I have to tell you a sweet story. I blogged a couple of weeks ago about the estate my son, Ian, was clearing out of a house in suburbia, and the woman's clothing that came to me to distribute. Among all those boxes and bags of another woman's personal belongings—a woman I never knew, not even her name—were about ten boxes of fabric. As I dug through the boxes, and bagged yards of fabric for resale, I found that in the bottom of most of the boxes were cut squares and strips; many, many cut squares and strips—the woman was a quilter, like me. She did the very same things I do to recycle fabric; she cut up her old clothing, carefully took it apart at the seams and stashed it for later use in her quilts. Call me sentimental, but I felt like I had met a kindred spirit. Now, I know she's looking over my shoulder while I sort her fabric, and wondering what I'll do with it. I feel honor-bound to actually make something from all her work, and in many ways, I feel as though I have received a special gift from someone I never knew.

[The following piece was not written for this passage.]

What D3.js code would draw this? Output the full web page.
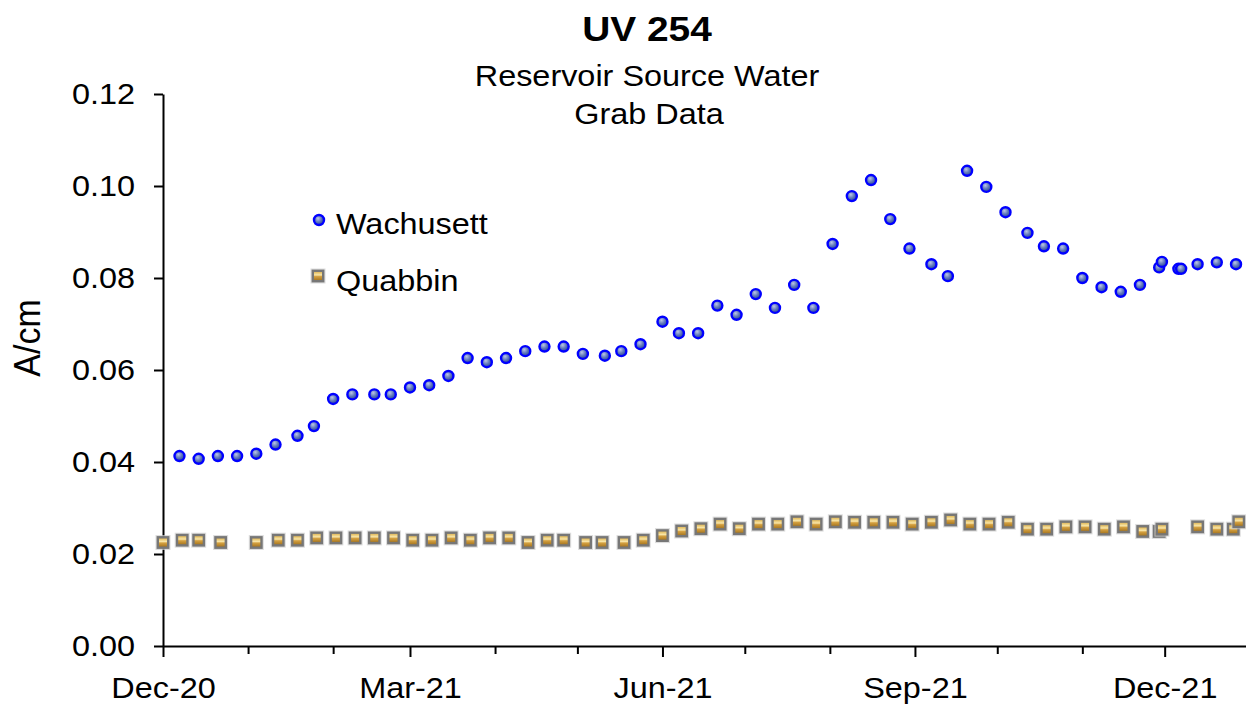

Hear me when I say that I am not a sentimental person. I don't pine for the good old days; romance novels and sappy films about long-lost lovers rediscovering one another make me feel slightly sick to my stomach. I don't long for white Christmases, or yearn for what might have been. But, I do believe strongly in synchronous events. I know they happen, because I, personally, have lived through many of them. Inexplicable things happen. Of all the people in the state of Alabama who could have received these boxes of fabric, they came to me. From a quilter, to a quilter, sight unseen. That's not a coincidence.
It's not fashionable these day to walk around with a keen expectation of such antiquated notions as destiny, or fate. People think you're kind of strange—you probably believe in unicorns and fairy-folk, too. You don't live in the “real world.” But I think when you keep your heart open, when you allow the universe to flow in...well, it does. Life is much bigger than we know—and it is not confined by the limitations we humans place on it—of what is and is not “real.” When things like the boxes of fabric happen, I am delighted, but not surprised. Such things have occurred many times in my life. It's not like winning the lottery; it's way more personal than that. I'll bet you've had that sort of thing happen, too.
I hope you live with an open heart. It's better to believe in unicorns than to exist behind closed doors with multiple locks. I'd love to hear your stories of synchronous events.